Your task is to quote, unchanged, only the lines from the one with "Recreate this image" through the one with "from matplotlib.ticker import MultipleLocator", both ends included.

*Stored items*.

--*--

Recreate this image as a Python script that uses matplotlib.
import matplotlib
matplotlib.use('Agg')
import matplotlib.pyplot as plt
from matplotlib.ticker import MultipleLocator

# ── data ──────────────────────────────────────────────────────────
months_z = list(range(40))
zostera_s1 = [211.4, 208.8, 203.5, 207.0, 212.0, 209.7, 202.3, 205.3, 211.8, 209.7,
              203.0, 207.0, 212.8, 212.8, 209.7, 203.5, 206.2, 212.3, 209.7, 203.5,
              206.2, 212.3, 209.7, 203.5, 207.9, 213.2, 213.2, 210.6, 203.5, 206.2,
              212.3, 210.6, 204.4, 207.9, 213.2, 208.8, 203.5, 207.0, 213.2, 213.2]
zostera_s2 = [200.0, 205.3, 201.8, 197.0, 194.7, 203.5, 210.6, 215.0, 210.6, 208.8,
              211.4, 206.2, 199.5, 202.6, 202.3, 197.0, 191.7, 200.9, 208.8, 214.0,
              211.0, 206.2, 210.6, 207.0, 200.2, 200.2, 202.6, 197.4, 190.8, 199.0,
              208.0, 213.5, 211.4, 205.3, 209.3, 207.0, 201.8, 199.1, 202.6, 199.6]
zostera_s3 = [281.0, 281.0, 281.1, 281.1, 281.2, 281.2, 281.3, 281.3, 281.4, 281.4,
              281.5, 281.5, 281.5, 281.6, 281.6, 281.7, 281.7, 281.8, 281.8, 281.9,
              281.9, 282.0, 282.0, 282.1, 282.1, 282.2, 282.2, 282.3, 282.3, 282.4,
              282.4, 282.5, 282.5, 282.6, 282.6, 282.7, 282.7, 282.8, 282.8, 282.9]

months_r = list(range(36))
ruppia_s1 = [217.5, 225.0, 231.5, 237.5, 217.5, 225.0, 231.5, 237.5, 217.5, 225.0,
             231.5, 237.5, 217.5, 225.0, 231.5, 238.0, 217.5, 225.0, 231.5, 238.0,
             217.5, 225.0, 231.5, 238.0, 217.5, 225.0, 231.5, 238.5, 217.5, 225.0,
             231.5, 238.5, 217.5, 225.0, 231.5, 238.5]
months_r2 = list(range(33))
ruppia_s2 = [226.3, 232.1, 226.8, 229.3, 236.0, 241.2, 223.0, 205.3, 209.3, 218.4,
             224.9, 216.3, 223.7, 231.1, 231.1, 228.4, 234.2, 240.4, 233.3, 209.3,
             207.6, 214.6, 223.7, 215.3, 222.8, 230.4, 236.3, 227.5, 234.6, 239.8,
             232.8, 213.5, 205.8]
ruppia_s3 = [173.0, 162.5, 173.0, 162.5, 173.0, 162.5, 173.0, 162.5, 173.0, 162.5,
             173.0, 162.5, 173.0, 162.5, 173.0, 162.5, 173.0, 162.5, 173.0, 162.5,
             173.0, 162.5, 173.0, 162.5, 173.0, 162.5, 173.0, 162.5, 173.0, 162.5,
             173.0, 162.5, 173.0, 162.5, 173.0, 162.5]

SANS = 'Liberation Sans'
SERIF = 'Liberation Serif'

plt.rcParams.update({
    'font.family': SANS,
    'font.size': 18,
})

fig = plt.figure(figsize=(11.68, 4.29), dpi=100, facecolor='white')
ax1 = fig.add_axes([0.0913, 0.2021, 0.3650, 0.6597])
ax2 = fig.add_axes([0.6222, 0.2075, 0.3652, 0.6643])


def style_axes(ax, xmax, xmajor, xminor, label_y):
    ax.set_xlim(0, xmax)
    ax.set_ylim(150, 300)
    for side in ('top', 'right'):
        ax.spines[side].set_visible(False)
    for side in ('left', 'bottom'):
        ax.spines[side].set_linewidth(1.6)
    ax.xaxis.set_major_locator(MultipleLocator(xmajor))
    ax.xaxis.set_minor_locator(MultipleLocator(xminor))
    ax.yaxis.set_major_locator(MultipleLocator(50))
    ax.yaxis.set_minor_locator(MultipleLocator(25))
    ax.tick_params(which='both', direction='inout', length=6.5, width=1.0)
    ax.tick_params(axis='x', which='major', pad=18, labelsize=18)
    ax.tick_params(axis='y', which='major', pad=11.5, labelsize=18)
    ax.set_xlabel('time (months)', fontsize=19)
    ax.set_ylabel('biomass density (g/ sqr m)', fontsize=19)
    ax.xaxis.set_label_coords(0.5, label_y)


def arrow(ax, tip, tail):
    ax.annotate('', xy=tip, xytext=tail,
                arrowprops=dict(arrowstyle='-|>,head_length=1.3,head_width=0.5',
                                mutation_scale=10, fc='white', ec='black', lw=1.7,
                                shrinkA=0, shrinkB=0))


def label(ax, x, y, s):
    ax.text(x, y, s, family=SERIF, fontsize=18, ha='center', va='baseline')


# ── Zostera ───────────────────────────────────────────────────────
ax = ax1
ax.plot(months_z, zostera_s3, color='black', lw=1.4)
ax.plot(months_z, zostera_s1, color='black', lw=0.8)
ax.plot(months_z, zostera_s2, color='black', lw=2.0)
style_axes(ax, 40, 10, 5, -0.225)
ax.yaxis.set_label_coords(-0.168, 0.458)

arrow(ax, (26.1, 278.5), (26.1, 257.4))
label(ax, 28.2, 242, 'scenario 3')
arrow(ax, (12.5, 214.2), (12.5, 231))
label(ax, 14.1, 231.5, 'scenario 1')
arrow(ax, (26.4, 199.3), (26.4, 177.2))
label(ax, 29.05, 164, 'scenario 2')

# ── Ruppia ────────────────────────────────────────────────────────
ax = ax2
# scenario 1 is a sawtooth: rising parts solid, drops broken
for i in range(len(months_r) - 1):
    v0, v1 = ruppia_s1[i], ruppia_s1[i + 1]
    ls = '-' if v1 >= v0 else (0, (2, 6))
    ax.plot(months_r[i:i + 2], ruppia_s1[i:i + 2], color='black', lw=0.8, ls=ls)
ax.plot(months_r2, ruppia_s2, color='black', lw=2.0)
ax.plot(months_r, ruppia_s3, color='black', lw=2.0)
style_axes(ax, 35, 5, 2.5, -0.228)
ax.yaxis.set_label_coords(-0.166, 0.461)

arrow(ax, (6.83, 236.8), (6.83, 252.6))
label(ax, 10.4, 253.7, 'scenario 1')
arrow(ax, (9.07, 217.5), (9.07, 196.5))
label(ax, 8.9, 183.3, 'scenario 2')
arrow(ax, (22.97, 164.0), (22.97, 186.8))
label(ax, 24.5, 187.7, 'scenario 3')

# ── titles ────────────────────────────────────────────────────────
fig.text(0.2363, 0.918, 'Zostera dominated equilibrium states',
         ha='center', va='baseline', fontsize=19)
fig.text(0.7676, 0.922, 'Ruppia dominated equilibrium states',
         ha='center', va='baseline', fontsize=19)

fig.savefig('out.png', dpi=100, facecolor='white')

--*--

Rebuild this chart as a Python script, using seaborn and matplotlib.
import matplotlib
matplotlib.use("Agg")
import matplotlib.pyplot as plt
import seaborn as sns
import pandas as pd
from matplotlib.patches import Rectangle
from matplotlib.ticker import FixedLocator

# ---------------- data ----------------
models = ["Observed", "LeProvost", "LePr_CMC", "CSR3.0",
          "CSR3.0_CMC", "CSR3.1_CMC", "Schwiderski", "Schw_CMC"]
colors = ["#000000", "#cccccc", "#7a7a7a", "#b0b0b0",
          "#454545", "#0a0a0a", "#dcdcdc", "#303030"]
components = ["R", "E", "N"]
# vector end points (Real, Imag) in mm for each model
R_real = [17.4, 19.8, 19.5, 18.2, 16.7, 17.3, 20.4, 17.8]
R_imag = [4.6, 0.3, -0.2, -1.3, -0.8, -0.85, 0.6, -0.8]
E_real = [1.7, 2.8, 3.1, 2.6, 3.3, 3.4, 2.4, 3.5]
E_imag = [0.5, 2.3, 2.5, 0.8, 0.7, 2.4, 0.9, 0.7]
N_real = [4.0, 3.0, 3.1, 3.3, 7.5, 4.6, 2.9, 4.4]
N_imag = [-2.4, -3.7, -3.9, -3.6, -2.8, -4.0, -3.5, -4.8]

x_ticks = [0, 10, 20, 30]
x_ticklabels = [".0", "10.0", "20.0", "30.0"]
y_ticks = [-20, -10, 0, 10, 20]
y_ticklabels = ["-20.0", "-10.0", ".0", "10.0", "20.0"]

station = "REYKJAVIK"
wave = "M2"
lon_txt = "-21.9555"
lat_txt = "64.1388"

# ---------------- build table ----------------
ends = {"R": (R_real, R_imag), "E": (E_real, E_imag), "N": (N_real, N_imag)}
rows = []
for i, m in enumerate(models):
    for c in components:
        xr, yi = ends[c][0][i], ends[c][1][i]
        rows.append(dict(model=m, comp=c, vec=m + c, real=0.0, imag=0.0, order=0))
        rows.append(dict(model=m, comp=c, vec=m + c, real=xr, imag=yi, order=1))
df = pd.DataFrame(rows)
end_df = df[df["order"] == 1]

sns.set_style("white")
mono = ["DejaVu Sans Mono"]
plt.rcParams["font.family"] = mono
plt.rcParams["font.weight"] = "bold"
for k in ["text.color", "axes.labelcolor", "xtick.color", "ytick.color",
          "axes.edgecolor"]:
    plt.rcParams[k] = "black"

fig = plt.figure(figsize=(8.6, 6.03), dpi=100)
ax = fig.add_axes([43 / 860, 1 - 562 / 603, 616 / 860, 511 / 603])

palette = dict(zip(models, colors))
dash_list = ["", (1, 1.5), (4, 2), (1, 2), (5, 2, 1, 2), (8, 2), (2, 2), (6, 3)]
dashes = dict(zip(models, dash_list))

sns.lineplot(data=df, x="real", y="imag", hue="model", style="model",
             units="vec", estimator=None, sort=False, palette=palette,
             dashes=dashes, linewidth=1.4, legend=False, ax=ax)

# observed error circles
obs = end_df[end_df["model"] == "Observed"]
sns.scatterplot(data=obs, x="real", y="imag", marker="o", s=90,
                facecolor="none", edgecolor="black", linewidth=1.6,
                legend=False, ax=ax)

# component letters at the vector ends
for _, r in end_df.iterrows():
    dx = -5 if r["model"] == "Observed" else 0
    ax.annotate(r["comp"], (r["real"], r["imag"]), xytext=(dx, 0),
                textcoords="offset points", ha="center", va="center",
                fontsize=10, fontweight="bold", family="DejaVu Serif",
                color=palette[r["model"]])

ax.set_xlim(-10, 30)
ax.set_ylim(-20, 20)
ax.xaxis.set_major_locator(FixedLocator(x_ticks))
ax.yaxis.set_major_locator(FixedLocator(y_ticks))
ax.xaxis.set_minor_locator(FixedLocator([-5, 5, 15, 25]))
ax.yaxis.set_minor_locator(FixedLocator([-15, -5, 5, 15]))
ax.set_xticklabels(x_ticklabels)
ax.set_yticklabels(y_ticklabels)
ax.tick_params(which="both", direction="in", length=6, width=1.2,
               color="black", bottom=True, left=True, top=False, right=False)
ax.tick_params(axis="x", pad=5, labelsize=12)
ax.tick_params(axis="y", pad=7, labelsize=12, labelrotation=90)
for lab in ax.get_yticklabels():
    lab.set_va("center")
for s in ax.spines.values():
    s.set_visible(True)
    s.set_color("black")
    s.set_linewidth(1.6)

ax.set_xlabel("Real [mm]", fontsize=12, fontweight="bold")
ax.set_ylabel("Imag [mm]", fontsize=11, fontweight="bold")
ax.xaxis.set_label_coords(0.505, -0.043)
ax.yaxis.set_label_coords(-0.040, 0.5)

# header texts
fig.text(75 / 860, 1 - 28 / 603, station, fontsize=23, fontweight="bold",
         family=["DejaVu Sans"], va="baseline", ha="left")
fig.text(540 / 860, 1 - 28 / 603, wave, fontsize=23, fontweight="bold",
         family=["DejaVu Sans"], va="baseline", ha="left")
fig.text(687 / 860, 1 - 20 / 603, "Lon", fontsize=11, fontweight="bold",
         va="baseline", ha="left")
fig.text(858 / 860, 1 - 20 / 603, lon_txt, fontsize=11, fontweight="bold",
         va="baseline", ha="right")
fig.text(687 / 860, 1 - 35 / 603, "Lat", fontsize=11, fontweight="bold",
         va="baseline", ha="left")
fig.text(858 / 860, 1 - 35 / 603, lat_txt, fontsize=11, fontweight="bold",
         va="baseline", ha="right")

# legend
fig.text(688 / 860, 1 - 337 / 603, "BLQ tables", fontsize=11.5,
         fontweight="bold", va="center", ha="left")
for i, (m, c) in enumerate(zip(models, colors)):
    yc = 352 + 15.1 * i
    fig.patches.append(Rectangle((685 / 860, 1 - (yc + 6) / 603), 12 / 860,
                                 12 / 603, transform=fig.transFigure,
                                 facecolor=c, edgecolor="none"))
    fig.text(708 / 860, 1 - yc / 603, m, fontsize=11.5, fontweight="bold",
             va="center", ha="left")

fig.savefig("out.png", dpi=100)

--*--

*ANSWER TO THIS EXERCISE*.
Recreate this image as a Python script that uses matplotlib.
import matplotlib
matplotlib.use('Agg')
import matplotlib.pyplot as plt
from matplotlib.ticker import MultipleLocator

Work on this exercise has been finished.